((

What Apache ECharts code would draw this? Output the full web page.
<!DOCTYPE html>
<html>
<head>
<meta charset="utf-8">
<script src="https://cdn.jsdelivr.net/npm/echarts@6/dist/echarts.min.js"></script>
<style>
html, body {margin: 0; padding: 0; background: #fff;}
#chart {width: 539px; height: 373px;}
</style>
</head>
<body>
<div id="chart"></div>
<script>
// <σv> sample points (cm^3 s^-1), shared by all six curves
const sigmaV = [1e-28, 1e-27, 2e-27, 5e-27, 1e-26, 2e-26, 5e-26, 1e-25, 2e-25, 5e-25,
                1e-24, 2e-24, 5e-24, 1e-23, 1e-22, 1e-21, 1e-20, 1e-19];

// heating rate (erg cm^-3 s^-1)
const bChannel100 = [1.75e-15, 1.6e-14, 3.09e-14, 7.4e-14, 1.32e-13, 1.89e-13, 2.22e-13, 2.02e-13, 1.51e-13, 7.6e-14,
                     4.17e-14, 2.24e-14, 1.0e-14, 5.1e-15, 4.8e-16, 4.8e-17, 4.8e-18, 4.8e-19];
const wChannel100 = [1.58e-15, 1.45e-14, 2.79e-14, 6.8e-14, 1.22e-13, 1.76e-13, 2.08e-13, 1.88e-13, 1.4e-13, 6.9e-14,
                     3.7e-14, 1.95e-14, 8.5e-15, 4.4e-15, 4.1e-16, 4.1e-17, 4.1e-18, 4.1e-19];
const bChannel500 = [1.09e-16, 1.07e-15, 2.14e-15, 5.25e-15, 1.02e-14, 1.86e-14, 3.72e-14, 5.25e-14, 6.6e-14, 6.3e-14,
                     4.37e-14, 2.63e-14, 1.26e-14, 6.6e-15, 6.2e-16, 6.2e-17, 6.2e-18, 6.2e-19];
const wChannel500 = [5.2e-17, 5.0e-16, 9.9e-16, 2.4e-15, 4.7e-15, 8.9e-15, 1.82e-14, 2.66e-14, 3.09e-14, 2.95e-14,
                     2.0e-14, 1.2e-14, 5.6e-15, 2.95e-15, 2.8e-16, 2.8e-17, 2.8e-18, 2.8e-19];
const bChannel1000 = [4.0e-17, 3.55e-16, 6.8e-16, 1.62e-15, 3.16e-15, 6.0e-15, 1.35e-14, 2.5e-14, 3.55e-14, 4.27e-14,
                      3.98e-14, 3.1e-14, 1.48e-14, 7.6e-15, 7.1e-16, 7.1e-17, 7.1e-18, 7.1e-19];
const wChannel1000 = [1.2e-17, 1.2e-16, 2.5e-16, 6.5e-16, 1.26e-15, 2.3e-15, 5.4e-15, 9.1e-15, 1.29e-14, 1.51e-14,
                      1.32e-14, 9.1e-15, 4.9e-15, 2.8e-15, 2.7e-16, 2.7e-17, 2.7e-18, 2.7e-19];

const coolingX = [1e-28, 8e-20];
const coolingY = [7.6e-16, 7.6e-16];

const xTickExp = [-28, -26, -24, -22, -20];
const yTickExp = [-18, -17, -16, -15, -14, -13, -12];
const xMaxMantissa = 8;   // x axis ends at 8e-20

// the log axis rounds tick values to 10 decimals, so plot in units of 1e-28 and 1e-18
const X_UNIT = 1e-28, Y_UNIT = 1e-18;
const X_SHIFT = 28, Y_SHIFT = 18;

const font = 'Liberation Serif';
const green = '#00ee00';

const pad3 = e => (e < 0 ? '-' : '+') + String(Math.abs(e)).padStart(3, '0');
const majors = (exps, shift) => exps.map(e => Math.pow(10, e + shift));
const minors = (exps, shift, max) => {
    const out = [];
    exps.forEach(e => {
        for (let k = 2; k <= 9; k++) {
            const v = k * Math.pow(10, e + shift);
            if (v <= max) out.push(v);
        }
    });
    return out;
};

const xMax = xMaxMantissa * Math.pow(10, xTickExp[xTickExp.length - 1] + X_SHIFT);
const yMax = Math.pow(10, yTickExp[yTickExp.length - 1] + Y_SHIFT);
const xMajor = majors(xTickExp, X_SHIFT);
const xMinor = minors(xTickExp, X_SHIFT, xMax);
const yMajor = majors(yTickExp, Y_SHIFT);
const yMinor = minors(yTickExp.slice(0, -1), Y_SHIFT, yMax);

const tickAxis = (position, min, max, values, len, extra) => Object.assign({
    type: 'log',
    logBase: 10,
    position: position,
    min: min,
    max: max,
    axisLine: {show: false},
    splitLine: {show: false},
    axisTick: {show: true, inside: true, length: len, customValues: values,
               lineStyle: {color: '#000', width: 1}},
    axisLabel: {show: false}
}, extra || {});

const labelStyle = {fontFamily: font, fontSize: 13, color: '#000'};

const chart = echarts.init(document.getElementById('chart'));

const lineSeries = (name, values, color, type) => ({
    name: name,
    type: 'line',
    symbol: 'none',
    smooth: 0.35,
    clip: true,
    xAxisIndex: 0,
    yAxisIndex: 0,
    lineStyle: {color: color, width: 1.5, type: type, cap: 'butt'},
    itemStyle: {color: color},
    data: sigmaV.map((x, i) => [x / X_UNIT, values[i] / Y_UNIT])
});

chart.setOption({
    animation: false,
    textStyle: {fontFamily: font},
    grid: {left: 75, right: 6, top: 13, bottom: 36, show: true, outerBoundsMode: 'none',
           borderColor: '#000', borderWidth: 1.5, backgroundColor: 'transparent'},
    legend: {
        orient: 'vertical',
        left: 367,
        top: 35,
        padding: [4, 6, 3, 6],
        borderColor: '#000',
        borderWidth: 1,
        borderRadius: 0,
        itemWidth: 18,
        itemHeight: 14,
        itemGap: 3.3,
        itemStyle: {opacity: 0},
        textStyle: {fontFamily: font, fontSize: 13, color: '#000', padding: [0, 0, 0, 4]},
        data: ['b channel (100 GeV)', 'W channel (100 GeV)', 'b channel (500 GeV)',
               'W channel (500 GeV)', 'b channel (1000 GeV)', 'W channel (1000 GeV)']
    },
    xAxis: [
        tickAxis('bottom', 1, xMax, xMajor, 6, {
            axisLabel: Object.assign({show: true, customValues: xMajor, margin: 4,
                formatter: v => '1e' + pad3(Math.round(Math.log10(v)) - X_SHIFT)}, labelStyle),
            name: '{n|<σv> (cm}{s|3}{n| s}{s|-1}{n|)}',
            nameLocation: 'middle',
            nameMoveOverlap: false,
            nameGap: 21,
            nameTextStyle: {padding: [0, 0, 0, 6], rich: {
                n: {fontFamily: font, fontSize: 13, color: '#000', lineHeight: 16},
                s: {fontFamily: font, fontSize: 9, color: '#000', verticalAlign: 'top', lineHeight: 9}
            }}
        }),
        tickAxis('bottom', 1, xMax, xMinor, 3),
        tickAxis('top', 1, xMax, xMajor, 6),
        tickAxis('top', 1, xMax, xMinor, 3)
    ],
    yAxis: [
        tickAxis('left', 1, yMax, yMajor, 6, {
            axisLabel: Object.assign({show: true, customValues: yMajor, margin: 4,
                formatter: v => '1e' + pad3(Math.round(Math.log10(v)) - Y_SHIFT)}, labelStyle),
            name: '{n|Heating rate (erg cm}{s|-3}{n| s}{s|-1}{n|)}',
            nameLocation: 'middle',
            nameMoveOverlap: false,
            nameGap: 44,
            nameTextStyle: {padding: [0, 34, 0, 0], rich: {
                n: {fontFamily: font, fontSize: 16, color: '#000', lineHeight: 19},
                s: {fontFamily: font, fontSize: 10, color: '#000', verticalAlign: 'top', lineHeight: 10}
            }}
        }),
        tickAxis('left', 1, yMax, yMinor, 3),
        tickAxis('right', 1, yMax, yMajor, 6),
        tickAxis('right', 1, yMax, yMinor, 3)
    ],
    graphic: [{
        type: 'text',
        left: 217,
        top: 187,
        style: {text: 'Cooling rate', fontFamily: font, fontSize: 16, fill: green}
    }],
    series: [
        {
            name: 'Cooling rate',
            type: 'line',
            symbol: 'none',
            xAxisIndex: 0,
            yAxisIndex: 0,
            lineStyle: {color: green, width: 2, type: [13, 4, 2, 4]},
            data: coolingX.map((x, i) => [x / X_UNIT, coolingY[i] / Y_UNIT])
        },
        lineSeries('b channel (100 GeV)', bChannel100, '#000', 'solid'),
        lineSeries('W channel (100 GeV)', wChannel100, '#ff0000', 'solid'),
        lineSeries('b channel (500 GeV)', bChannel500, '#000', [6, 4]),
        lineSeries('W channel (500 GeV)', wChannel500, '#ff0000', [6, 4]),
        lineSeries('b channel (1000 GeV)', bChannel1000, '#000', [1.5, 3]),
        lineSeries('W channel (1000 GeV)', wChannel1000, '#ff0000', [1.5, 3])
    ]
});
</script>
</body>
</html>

))

→ **WHAT YOU ARE ASKED TO DO**: Please reproduce exactly the lines above, beginning with the first and ending with the line that contains "const coolingY = [7.6e-16, 7.6e-16];", and include nothing outside that range.

→ **OUTPUT BELOW**:
What Apache ECharts code would draw this? Output the full web page.
<!DOCTYPE html>
<html>
<head>
<meta charset="utf-8">
<script src="https://cdn.jsdelivr.net/npm/echarts@6/dist/echarts.min.js"></script>
<style>
html, body {margin: 0; padding: 0; background: #fff;}
#chart {width: 539px; height: 373px;}
</style>
</head>
<body>
<div id="chart"></div>
<script>
// <σv> sample points (cm^3 s^-1), shared by all six curves
const sigmaV = [1e-28, 1e-27, 2e-27, 5e-27, 1e-26, 2e-26, 5e-26, 1e-25, 2e-25, 5e-25,
                1e-24, 2e-24, 5e-24, 1e-23, 1e-22, 1e-21, 1e-20, 1e-19];

// heating rate (erg cm^-3 s^-1)
const bChannel100 = [1.75e-15, 1.6e-14, 3.09e-14, 7.4e-14, 1.32e-13, 1.89e-13, 2.22e-13, 2.02e-13, 1.51e-13, 7.6e-14,
                     4.17e-14, 2.24e-14, 1.0e-14, 5.1e-15, 4.8e-16, 4.8e-17, 4.8e-18, 4.8e-19];
const wChannel100 = [1.58e-15, 1.45e-14, 2.79e-14, 6.8e-14, 1.22e-13, 1.76e-13, 2.08e-13, 1.88e-13, 1.4e-13, 6.9e-14,
                     3.7e-14, 1.95e-14, 8.5e-15, 4.4e-15, 4.1e-16, 4.1e-17, 4.1e-18, 4.1e-19];
const bChannel500 = [1.09e-16, 1.07e-15, 2.14e-15, 5.25e-15, 1.02e-14, 1.86e-14, 3.72e-14, 5.25e-14, 6.6e-14, 6.3e-14,
                     4.37e-14, 2.63e-14, 1.26e-14, 6.6e-15, 6.2e-16, 6.2e-17, 6.2e-18, 6.2e-19];
const wChannel500 = [5.2e-17, 5.0e-16, 9.9e-16, 2.4e-15, 4.7e-15, 8.9e-15, 1.82e-14, 2.66e-14, 3.09e-14, 2.95e-14,
                     2.0e-14, 1.2e-14, 5.6e-15, 2.95e-15, 2.8e-16, 2.8e-17, 2.8e-18, 2.8e-19];
const bChannel1000 = [4.0e-17, 3.55e-16, 6.8e-16, 1.62e-15, 3.16e-15, 6.0e-15, 1.35e-14, 2.5e-14, 3.55e-14, 4.27e-14,
                      3.98e-14, 3.1e-14, 1.48e-14, 7.6e-15, 7.1e-16, 7.1e-17, 7.1e-18, 7.1e-19];
const wChannel1000 = [1.2e-17, 1.2e-16, 2.5e-16, 6.5e-16, 1.26e-15, 2.3e-15, 5.4e-15, 9.1e-15, 1.29e-14, 1.51e-14,
                      1.32e-14, 9.1e-15, 4.9e-15, 2.8e-15, 2.7e-16, 2.7e-17, 2.7e-18, 2.7e-19];

const coolingX = [1e-28, 8e-20];
const coolingY = [7.6e-16, 7.6e-16];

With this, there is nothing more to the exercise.